Transcribe the stretch of entries below from the line with "Output the web" through the line with "var crossPath = 'path://M2,0", exactly and with both ends included; leave out all other lines.

§ **Plotting code records**

⟨

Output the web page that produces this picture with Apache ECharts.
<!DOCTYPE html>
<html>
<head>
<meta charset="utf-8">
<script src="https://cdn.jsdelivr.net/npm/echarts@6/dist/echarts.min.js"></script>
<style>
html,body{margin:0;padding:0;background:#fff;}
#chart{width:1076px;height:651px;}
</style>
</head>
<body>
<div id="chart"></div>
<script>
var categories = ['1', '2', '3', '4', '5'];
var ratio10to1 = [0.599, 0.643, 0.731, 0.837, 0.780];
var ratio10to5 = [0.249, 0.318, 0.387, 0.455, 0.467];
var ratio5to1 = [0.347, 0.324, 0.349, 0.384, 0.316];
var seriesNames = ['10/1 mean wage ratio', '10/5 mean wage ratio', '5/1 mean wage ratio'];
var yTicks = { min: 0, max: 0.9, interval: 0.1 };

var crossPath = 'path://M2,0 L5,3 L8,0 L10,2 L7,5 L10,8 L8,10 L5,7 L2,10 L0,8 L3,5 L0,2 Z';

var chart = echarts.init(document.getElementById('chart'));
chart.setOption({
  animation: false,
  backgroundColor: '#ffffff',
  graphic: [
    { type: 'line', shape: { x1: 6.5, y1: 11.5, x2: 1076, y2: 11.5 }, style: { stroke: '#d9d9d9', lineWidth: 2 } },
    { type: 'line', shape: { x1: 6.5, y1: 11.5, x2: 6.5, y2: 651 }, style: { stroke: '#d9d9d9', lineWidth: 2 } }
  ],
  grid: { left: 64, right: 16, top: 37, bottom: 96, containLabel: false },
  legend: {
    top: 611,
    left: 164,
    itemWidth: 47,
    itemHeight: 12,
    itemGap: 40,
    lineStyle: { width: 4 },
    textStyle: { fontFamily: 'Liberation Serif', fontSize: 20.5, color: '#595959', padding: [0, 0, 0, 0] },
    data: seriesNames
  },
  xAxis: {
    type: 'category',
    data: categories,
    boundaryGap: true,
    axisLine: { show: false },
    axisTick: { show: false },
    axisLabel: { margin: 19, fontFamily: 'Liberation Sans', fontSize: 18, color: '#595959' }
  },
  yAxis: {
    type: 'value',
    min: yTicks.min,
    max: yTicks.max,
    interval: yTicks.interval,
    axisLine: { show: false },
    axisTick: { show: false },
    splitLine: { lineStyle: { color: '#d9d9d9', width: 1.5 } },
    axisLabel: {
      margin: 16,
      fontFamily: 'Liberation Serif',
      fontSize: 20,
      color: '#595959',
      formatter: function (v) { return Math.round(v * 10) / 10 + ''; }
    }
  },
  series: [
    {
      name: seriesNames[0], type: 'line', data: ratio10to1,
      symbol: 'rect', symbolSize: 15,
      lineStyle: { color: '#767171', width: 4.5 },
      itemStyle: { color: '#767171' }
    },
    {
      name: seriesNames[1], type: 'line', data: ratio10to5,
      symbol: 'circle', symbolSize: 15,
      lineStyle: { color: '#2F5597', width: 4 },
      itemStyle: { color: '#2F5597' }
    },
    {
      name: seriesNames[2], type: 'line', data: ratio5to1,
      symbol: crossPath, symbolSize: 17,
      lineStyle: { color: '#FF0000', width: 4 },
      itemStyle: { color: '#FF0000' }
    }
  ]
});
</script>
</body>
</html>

⟩
⟨

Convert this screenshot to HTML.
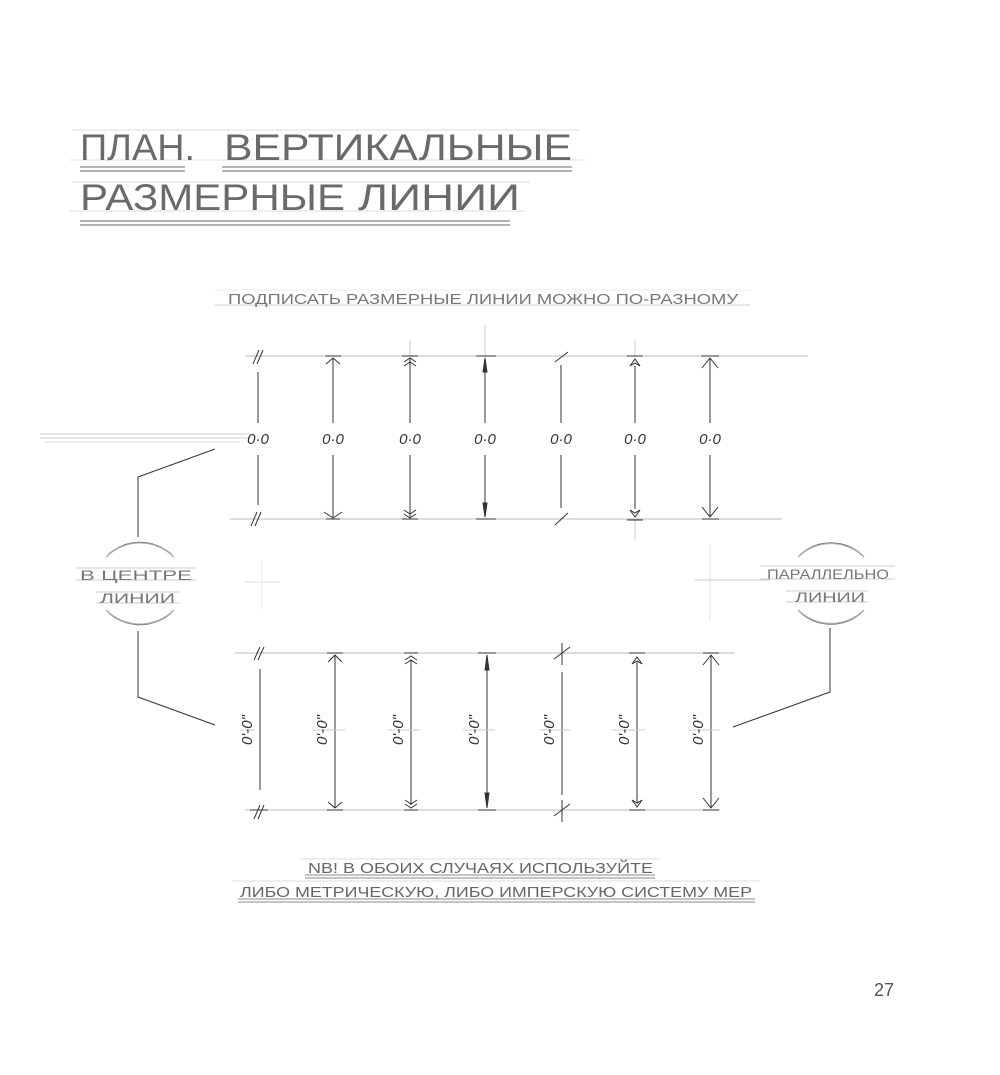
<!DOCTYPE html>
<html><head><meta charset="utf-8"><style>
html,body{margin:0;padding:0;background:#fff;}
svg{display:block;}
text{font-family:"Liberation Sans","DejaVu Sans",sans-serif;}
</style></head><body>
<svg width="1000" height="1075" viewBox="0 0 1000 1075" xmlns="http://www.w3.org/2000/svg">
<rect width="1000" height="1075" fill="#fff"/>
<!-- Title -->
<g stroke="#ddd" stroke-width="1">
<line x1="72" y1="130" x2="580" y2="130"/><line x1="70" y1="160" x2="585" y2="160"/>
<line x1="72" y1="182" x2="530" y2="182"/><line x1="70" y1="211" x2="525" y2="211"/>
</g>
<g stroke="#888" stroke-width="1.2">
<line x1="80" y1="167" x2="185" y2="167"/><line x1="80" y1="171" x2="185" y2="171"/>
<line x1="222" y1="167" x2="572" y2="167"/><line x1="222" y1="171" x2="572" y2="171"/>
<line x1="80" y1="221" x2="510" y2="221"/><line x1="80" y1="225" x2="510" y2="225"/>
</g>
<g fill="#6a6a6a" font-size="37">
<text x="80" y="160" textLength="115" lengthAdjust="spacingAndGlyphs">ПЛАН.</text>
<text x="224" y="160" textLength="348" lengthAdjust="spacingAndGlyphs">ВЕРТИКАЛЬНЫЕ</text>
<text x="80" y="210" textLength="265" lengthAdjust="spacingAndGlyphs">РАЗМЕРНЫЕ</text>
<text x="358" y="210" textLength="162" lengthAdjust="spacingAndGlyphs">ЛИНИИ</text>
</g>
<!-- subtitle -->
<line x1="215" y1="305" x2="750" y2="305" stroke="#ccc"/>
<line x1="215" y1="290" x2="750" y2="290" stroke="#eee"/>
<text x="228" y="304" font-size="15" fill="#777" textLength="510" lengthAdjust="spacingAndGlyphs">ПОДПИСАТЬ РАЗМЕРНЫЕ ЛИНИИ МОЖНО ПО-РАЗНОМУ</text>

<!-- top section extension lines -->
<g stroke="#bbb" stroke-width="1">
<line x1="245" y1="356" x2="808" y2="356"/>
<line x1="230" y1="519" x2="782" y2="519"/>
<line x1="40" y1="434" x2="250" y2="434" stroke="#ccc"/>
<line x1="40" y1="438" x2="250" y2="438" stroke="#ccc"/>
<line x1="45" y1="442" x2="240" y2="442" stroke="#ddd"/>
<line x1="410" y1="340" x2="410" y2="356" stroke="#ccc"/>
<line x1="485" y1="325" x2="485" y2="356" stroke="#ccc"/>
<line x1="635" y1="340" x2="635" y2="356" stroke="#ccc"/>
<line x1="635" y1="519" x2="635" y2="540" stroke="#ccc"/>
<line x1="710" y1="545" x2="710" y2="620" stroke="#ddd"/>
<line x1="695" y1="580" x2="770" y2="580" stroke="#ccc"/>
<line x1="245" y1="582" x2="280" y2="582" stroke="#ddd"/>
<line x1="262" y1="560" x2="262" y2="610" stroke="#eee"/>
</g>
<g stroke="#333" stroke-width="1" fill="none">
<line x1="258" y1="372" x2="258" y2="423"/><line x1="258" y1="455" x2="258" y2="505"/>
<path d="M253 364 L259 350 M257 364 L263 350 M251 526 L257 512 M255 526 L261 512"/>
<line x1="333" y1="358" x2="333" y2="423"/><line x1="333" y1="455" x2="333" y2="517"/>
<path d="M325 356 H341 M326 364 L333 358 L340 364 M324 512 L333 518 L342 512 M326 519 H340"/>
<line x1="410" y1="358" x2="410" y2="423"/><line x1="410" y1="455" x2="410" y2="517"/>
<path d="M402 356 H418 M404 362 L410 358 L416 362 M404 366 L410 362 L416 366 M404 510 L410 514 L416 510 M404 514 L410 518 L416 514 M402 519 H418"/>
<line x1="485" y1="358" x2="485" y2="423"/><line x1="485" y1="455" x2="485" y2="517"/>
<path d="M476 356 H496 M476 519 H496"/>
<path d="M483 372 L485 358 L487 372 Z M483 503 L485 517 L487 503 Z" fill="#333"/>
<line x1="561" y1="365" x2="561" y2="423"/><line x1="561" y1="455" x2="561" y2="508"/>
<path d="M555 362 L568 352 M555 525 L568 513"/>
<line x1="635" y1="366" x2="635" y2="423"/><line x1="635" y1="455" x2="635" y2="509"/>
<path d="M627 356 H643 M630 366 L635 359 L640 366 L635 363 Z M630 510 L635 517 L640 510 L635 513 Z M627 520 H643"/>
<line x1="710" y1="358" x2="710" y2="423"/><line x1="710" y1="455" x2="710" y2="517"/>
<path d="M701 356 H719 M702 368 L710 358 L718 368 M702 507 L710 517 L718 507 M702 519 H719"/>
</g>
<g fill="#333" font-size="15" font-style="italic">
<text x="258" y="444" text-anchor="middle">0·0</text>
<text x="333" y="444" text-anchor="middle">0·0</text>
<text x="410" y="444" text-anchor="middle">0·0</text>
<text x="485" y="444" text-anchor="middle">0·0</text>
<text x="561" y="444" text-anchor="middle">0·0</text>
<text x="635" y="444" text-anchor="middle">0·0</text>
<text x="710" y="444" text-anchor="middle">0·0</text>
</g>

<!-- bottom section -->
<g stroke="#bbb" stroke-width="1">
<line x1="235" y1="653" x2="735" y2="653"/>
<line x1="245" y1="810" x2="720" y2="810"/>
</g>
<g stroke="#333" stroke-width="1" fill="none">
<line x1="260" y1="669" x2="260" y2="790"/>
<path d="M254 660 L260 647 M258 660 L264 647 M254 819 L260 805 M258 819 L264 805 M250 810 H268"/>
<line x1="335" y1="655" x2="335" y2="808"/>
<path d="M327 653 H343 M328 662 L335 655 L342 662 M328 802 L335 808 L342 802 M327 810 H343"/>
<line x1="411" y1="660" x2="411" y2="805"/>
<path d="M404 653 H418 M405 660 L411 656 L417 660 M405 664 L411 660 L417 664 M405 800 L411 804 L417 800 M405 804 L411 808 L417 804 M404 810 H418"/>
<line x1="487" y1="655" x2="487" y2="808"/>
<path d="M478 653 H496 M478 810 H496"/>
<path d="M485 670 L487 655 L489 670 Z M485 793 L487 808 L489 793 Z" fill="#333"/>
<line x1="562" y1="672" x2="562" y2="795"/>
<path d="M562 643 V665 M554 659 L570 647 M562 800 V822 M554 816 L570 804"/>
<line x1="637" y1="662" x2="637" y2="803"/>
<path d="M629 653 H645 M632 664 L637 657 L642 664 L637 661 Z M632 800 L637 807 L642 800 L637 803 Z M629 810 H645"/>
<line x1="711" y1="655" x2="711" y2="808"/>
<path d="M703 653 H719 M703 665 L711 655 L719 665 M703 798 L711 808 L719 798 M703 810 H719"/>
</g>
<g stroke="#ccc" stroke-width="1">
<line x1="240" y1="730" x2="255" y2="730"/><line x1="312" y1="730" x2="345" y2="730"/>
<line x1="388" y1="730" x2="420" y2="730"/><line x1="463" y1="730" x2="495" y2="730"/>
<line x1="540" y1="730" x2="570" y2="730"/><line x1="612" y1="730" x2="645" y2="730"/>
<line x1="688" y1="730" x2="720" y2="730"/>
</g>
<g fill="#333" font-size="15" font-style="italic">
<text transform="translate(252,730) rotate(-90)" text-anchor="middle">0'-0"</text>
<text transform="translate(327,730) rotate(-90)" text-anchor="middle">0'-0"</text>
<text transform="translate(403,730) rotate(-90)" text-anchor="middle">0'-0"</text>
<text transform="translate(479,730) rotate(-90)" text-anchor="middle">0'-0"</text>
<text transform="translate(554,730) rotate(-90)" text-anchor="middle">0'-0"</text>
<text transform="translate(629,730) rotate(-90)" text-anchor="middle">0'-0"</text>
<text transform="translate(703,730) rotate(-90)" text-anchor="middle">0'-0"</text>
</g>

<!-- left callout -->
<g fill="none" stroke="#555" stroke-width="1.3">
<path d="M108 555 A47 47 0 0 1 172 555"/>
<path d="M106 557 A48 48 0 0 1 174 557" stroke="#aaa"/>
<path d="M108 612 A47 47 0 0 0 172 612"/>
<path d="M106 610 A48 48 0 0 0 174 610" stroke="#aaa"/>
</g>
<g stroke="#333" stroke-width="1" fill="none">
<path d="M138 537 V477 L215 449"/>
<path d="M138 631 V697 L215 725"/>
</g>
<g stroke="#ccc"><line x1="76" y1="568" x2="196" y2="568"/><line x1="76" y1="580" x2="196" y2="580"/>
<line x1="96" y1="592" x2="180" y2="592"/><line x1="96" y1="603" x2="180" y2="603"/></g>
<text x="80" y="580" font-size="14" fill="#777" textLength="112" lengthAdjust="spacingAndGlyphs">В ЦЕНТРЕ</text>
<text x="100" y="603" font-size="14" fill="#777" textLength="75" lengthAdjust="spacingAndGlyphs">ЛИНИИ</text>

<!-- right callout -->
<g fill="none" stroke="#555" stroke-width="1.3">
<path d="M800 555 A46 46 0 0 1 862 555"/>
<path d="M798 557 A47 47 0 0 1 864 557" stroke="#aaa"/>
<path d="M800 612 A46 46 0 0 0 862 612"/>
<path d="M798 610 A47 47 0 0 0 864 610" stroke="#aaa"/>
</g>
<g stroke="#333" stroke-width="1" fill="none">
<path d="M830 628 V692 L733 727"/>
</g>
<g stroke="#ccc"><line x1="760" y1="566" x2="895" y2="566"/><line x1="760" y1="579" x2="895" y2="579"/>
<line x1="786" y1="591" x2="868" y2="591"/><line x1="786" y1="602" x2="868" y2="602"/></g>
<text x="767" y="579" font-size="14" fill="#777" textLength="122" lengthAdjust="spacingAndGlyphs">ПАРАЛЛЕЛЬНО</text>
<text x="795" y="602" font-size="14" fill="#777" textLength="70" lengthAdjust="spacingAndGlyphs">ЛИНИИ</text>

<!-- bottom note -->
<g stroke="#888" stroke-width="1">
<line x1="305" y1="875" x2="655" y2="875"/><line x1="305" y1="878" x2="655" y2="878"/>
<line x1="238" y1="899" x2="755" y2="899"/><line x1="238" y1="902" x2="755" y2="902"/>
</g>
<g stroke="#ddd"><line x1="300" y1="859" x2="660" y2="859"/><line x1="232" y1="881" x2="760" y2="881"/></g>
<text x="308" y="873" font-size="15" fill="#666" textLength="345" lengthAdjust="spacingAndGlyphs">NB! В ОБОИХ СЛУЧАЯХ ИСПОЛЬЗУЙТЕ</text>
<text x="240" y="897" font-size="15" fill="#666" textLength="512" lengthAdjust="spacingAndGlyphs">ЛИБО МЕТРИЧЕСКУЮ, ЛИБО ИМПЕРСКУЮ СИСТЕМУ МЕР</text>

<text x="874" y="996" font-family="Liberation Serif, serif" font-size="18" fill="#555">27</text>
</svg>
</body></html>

⟩

§ **SOLUTION TO THIS TASK**
Output the web page that produces this picture with Apache ECharts.
<!DOCTYPE html>
<html>
<head>
<meta charset="utf-8">
<script src="https://cdn.jsdelivr.net/npm/echarts@6/dist/echarts.min.js"></script>
<style>
html,body{margin:0;padding:0;background:#fff;}
#chart{width:1076px;height:651px;}
</style>
</head>
<body>
<div id="chart"></div>
<script>
var categories = ['1', '2', '3', '4', '5'];
var ratio10to1 = [0.599, 0.643, 0.731, 0.837, 0.780];
var ratio10to5 = [0.249, 0.318, 0.387, 0.455, 0.467];
var ratio5to1 = [0.347, 0.324, 0.349, 0.384, 0.316];
var seriesNames = ['10/1 mean wage ratio', '10/5 mean wage ratio', '5/1 mean wage ratio'];
var yTicks = { min: 0, max: 0.9, interval: 0.1 };

var crossPath = 'path://M2,0 L5,3 L8,0 L10,2 L7,5 L10,8 L8,10 L5,7 L2,10 L0,8 L3,5 L0,2 Z';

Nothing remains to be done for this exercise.